Greene proposes the similarly named “Tragedy of commonsense morality” in which different tribes of herders have to live together despite their radically different religions or political beliefs (e.g., socialistic communitarians versus individualistic libertarians). Greene says that our auto mode morality won’t help much in such situations, because our gut reactions are so emotion-laden. But manual mode utilitarian morality tells us to use whatever system works best, based on evidence and reason.
Greene is a liberal (a progressive) and argues against the theory of morality proposed by fellow Harvard philosopher John Rawls several decades ago in A Theory of Justice.
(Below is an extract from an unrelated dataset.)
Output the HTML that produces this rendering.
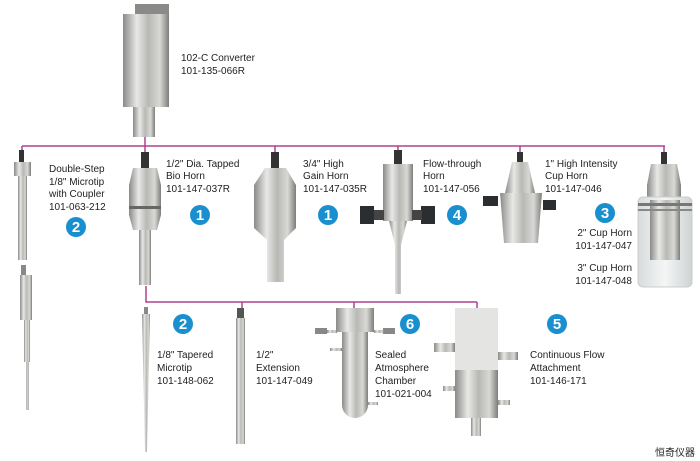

Rawls is not utilitarian. Rather, he believes that humans have fundamental rights that aren’t to be violated. One of those rights is to private property. Rawls believes that progressive taxation is unjust, because it violates the fundamental rights of people to enjoy the fruit of their labor. (His argument is more nuanced.) Even though from a utilitarian point of view progressive taxation may maximize happiness, it is still fundamentally wrong, because it violates basic rights.
From a utilitarian point of view, progressive taxation makes a lot of sense. As Greene says, the suffering among poor people by lack of income far outweighs the slight increase in happiness that a rich person acquires by getting an extra million dollars. The marginal value of a dollar for a rich person is much less than the value of such a dollar for a poor person. It also better stimulates the economy.
In any case, a liberal can agree that redistribution of wealth is immoral and can point out that over the past several decades wealth has been redistributed unrightfully from the middle class to the rich. Either way, conservatives lose.